I found it fascinating to read John Lam's discussion of where CLAW is at. I don't claim to know much more than the very basics about aspect-oriented programming, but I have to say I've been skeptical of it all along. Tim Ewald taught me (through our discussions about MTS/COM+) that services do not in general compose orthogonally. That is, it's mostly impossible to sort of "slap on" a service to an existing piece of code without side effects. For example, turning on transactions in MTS/COM+ meant redesigning your code, not to mention requring you to turn on about six other services.  


What AOP seems to offer is that exact same chimera: Hey! Just create an aspect and apply it to any piece of code! No worries, mate! What John seems to be coming to is that while that seems really cool, it only works well for a fairly limited set of things. He mentions security specifically, which I find interesting, since this was one of the only really useful services that MTS/COM+ offered.


Frankly, I still have yet to be convinced that plain ol' structures and functions aren't the answer to about 90% of the programming problems out there.
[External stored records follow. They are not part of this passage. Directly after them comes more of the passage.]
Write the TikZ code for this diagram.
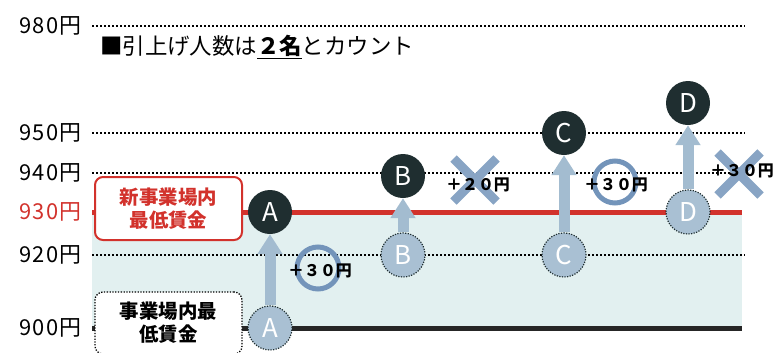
\documentclass[tikz,border=0pt]{standalone}
\usepackage{fontspec}
\setmainfont{Noto Sans CJK JP}
\usepackage{xcolor}
\usetikzlibrary{positioning}
\usetikzlibrary{arrows.meta}
\usetikzlibrary{shapes.misc}

\definecolor{darkdot}{HTML}{1F2E30}
\definecolor{paledot}{HTML}{A9C0D3}
\definecolor{liftblue}{HTML}{A3BCD0}
\definecolor{markblue}{HTML}{7394BA}
\definecolor{wagered}{HTML}{D2322C}
\definecolor{bandcyan}{HTML}{E2F0F0}

\tikzset{
  gridline/.style={line width=1.8bp, dash pattern=on 1.8bp off 2.2bp},
  yenlabel/.style={anchor=east, inner sep=0,
                   font=\fontsize{22}{22}\selectfont\addfontfeature{LetterSpace=6}},
  newdot/.style={circle, fill=darkdot, text=white, minimum size=44bp, inner sep=0,
                 font=\fontsize{26}{26}\selectfont},
  olddot/.style={circle, fill=paledot, text=white, minimum size=44bp, inner sep=0,
                 draw=darkdot, line width=1.2bp, dash pattern=on 1.2bp off 1.4bp,
                 font=\fontsize{26}{26}\selectfont},
  lift/.style={line width=11bp, liftblue, -{Triangle[width=24bp,length=20bp]}},
  okmark/.style={circle, draw=markblue, line width=5bp, minimum size=42bp, inner sep=0},
  ngmark/.style={cross out, draw=markblue!85, line width=9bp, minimum size=34bp, inner sep=0},
  rise/.style={inner sep=0, font=\bfseries\fontsize{16}{16}\selectfont},
  wagebox/.style={rectangle, rounded corners=8bp, fill=white, minimum width=147bp,
                  align=center, font=\bfseries\fontsize{19.5}{23}\selectfont}
}

\begin{document}
\begin{tikzpicture}[x=1bp, y=-1bp]
\useasboundingbox (0,0) rectangle (774,352);

% band and grid
\fill[bandcyan] (92,212) rectangle (742,328);
\draw[gridline] (92,26) -- (745,26);
\draw[gridline] (92,133) -- (745,133);
\draw[gridline] (92,173) -- (745,173);
\draw[gridline] (92,255) -- (745,255);
\draw[wagered, line width=5bp] (92,212) -- (742,212);
\draw[black!85, line width=5bp] (92,328) -- (742,328);

\node[yenlabel] (l980) at (82,26) {980円};
\node[yenlabel] (l950) at (82,133) {950円};
\node[yenlabel] (l940) at (82,173) {940円};
\node[yenlabel, text=wagered] (l930) at (82,212) {930円};
\node[yenlabel] (l920) at (82,255) {920円};
\node[yenlabel] (l900) at (82,328) {900円};

\node[anchor=west, inner sep=0, font=\fontsize{22.5}{22.5}\selectfont] (title) at (100,47)
  {■引上げ人数は\textbf{\underline{２名}}とカウント};

\node[wagebox, draw=wagered, line width=2bp, text=wagered, minimum height=63bp] (newmin) at (168.5,208.5) {新事業場内\\最低賃金};
\node[wagebox, draw=black, line width=1.3bp, dash pattern=on 1.3bp off 1.5bp, minimum height=62bp] (oldmin) at (168.5,323) {事業場内最\\低賃金};

% workers before and after
\node[olddot] (Aold) at (270,328) {A};
\node[newdot] (Anew) at (270,212) {A};
\node[olddot] (Bold) at (403,255) {B};
\node[newdot] (Bnew) at (403,176) {B};
\node[olddot] (Cold) at (564,255) {C};
\node[newdot] (Cnew) at (564,133) {C};
\node[olddot] (Dold) at (688,212) {D};
\node[newdot] (Dnew) at (688,103) {D};

\draw[lift] (Aold) -- (Anew);
\draw[lift] (Bold) -- (Bnew);
\draw[lift] (Cold) -- (Cnew);
\draw[lift] (Dold) -- (Dnew);

% counted or not
\node[okmark] (okA) at (318,268) {};
\node[ngmark] (ngB) at (475,180) {};
\node[okmark] (okC) at (615,182) {};
\node[ngmark] (ngD) at (739,174) {};

\node[rise] (riseA) at (320,271) {＋３０円};
\node[rise] (riseB) at (478,185) {＋２０円};
\node[rise] (riseC) at (616,185) {＋３０円};
\node[rise] (riseD) at (742,171) {＋３０円};
\end{tikzpicture}
\end{document}
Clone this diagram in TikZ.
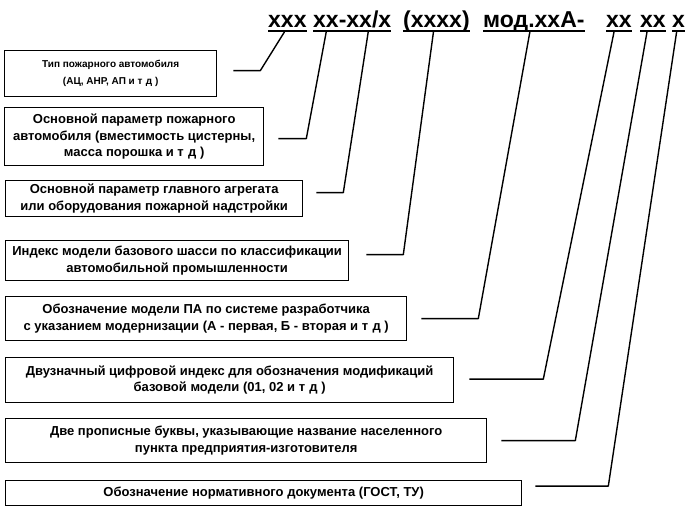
\documentclass[tikz,border=0pt]{standalone}
\usepackage{fontspec}
\setmainfont{Liberation Sans}
\usetikzlibrary{positioning,calc}
\tikzset{
  descbox/.style={draw, line width=1.3pt, inner sep=0pt, align=center, anchor=north west,
    font=\fontsize{13}{16.5}\selectfont\bfseries},
  codepart/.style={inner sep=0pt, anchor=base west, font=\fontsize{23}{23}\selectfont\bfseries},
  uline/.style={line width=2pt},
  leader/.style={line width=1.4pt, line join=round},
}

\begin{document}
\begin{tikzpicture}[x=1pt,y=-1pt]
  \useasboundingbox (0,0) rectangle (687,507);
  % designation pieces on top
  \node[codepart] (h1) at (268,27) {ххх};
  \node[codepart] (h2) at (313,27) {хх-хх/х};
  \node[codepart] (h3) at (403,27) {(хххх)};
  \node[codepart] (h4) at (483,27) {мод.ххА-};
  \node[codepart] (h5) at (606,27) {хх};
  \node[codepart] (h6) at (640,27) {хх};
  \node[codepart] (h7) at (672,27) {х};
  \foreach \n in {h1,h2,h3,h4,h5,h6,h7}
    \draw[uline] ([yshift=-4pt]\n.base west) -- ([yshift=-4pt]\n.base east);
  % description boxes
  \node[descbox, minimum width=212pt, minimum height=46pt, font=\fontsize{10}{17}\selectfont\bfseries]
    (tip) at (4,50) {Тип пожарного автомобиля\\(АЦ, АНР, АП и т\,\,д )};
  \node[descbox, minimum width=259pt, minimum height=58pt] (param) at (4,107)
    {Основной параметр пожарного\\автомобиля (вместимость цистерны,\\масса порошка и т\,\,д )};
  \node[descbox, minimum width=297pt, minimum height=36pt] (agregat) at (5,180)
    {Основной параметр главного агрегата\\или оборудования пожарной надстройки};
  \node[descbox, minimum width=343pt, minimum height=40pt] (shassi) at (5,240)
    {Индекс модели базового шасси по классификации\\автомобильной промышленности};
  \node[descbox, minimum width=401pt, minimum height=44pt] (model) at (5,296)
    {Обозначение модели ПА по системе разработчика\\с указанием модернизации (А - первая, Б - вторая и т\,\,д )};
  \node[descbox, minimum width=448pt, minimum height=45pt] (modif) at (5,357)
    {Двузначный цифровой индекс для обозначения модификаций\\базовой модели (01, 02 и т\,\,д )};
  \node[descbox, minimum width=481pt, minimum height=44pt] (gorod) at (5,418)
    {Две прописные буквы, указывающие название населенного\\пункта предприятия-изготовителя};
  \node[descbox, minimum width=516pt, minimum height=25pt] (gost) at (5,480)
    {Обозначение нормативного документа (ГОСТ, ТУ)};
  % leaders
  \draw[leader] ([xshift=16pt,yshift=3pt]tip.east) -- ++(27,0) -- ([xshift=-3pt,yshift=-5pt]h1.base);
  \draw[leader] ([xshift=14pt,yshift=-2pt]param.east) -- ++(28,0) -- ([xshift=-26pt,yshift=-5pt]h2.base);
  \draw[leader] ([xshift=13pt,yshift=6pt]agregat.east) -- ++(27,0) -- ([xshift=16pt,yshift=-5pt]h2.base);
  \draw[leader] ([xshift=17pt,yshift=6pt]shassi.east) -- ++(37,0) -- ([xshift=-3pt,yshift=-5pt]h3.base);
  \draw[leader] ([xshift=14pt]model.east) -- ++(57,0) -- ([xshift=-4pt,yshift=-5pt]h4.base);
  \draw[leader] ([xshift=15pt,yshift=1pt]modif.east) -- ++(74,0) -- ([xshift=-5pt,yshift=-5pt]h5.base);
  \draw[leader] ([xshift=14pt]gorod.east) -- ++(74,0) -- ([xshift=-6pt,yshift=-5pt]h6.base);
  \draw[leader] ([xshift=13pt,yshift=7pt]gost.east) -- ++(73,0) -- ([xshift=-2pt,yshift=-5pt]h7.base);
\end{tikzpicture}
\end{document}
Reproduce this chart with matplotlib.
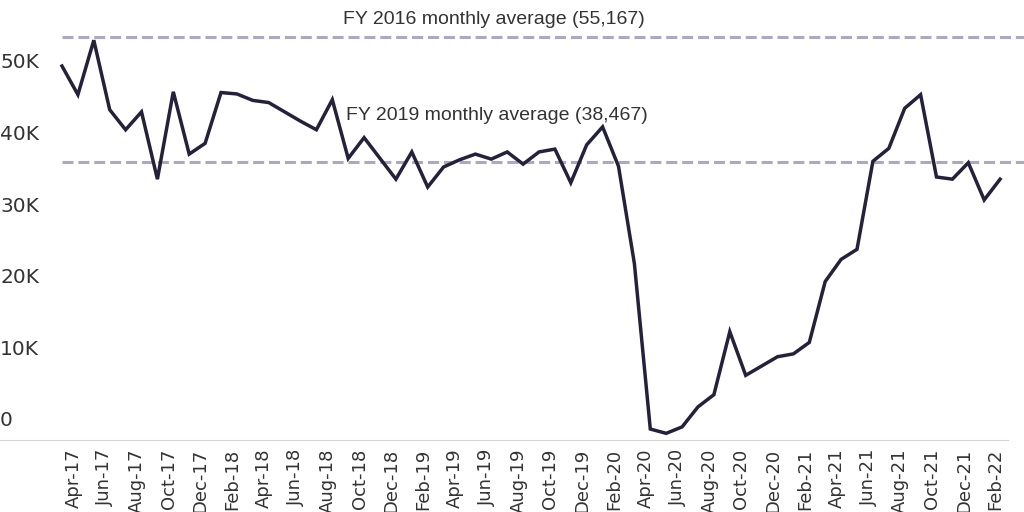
import numpy as np
import matplotlib
matplotlib.use("Agg")
import matplotlib.pyplot as plt
import matplotlib.transforms as mtransforms

# DATA (monthly, Apr-17 .. Mar-22, thousands)
bulan = ["Apr", "May", "Jun", "Jul", "Aug", "Sep", "Oct", "Nov", "Dec", "Jan", "Feb", "Mar"]
nilai = [
    52.3, 48.3, 55.9, 46.2, 43.4, 45.9, 36.5, 48.7, 40.0, 41.5, 48.6, 48.4,
    47.5, 47.2, 45.9, 44.6, 43.4, 47.6, 39.4, 42.3, 39.4, 36.5, 40.3, 35.4,
    38.2, 39.2, 40.0, 39.3, 40.3, 38.6, 40.3, 40.7, 36.0, 41.3, 43.8, 38.3,
    24.7, 1.6, 1.0, 1.9, 4.7, 6.4, 15.2, 9.1, 10.4, 11.7, 12.1, 13.7,
    22.2, 25.3, 26.7, 39.0, 40.8, 46.4, 48.3, 36.8, 36.5, 38.8, 33.6, 36.5,
]
rata_fy16 = 56.4   # garis putus-putus seperti di gambar
rata_fy19 = 38.9
label_fy16 = "FY 2016 monthly average (55,167)"
label_fy19 = "FY 2019 monthly average (38,467)"
y_ticks = [0, 10, 20, 30, 40, 50]
y_labels = ["0", "10K", "20K", "30K", "40K", "50K"]

# label bulan
label_x = []
for i in range(len(nilai)):
    b = bulan[i % 12]
    th = 17 + (i + 3) // 12
    label_x.append(f"{b}-{th}")

W, H = 1024, 512
fig = plt.figure(figsize=(W / 100, H / 100), dpi=100)
ax = fig.add_axes([0, (H - 440.5) / H, 1, 440.5 / H])

px_per_month = 15.9
x0_px = 62
ax.set_xlim(-x0_px / px_per_month, (W - x0_px) / px_per_month)
ax.set_ylim(0, 440.5 / 7.16)

x = np.arange(len(nilai))
WARNA_GARIS = "#24213a"
WARNA_RATA = "#aca8c2"

ax.hlines([rata_fy16, rata_fy19], 0, (W - x0_px) / px_per_month,
          colors=WARNA_RATA, linewidth=2.2, linestyles=(0, (3.6, 1.6)), zorder=2)
ax.plot(x, nilai, color=WARNA_GARIS, linewidth=2.5, solid_joinstyle="miter", zorder=3)

# garis sumbu bawah
ax.axhline(0, xmin=0, xmax=1008 / W, color="#d4d4d4", linewidth=1.5, zorder=1)

for s in ax.spines.values():
    s.set_visible(False)
ax.set_yticks([])

# label sumbu y di atas garis
for v, lab in zip(y_ticks, y_labels):
    ax.annotate(lab, xy=(0, v), xycoords=("axes fraction", "data"),
                xytext=(0, 10), textcoords="offset pixels",
                ha="left", va="bottom", fontsize=14.5, color="#333333",
                family="DejaVu Sans")

# label sumbu x
ax.set_xticks(x[::2])
ax.set_xticklabels(label_x[::2], rotation=90, fontsize=13, color="#333333",
                   family="DejaVu Sans")
ax.tick_params(axis="x", length=0, pad=6)
geser = mtransforms.ScaledTranslation(11.5 / 100, 0, fig.dpi_scale_trans)
for t in ax.get_xticklabels():
    t.set_transform(t.get_transform() + geser)

# anotasi
ax.text(343 / px_per_month - x0_px / px_per_month, (440.5 - 19.7) / 7.16, label_fy16,
        ha="left", va="center", fontsize=14, color="#333333", family="Liberation Sans")
ax.text(346 / px_per_month - x0_px / px_per_month, (440.5 - 115) / 7.16, label_fy19,
        ha="left", va="center", fontsize=14, color="#333333", family="Liberation Sans")

fig.savefig("out.png", dpi=100)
People keep searching for the one true technology, but objects aren't it, CORBA's not it, aspects aren't it, relational mapping tools aren't it...maybe we had it mostly right from the start: here is a function foo that takes a structure blah and produces a structure quux. After all, it's hard to find a programmer that doesn't get BASIC, but even those with years of experience still stumble on objects. KISS.


But blah blah blah - what do I know?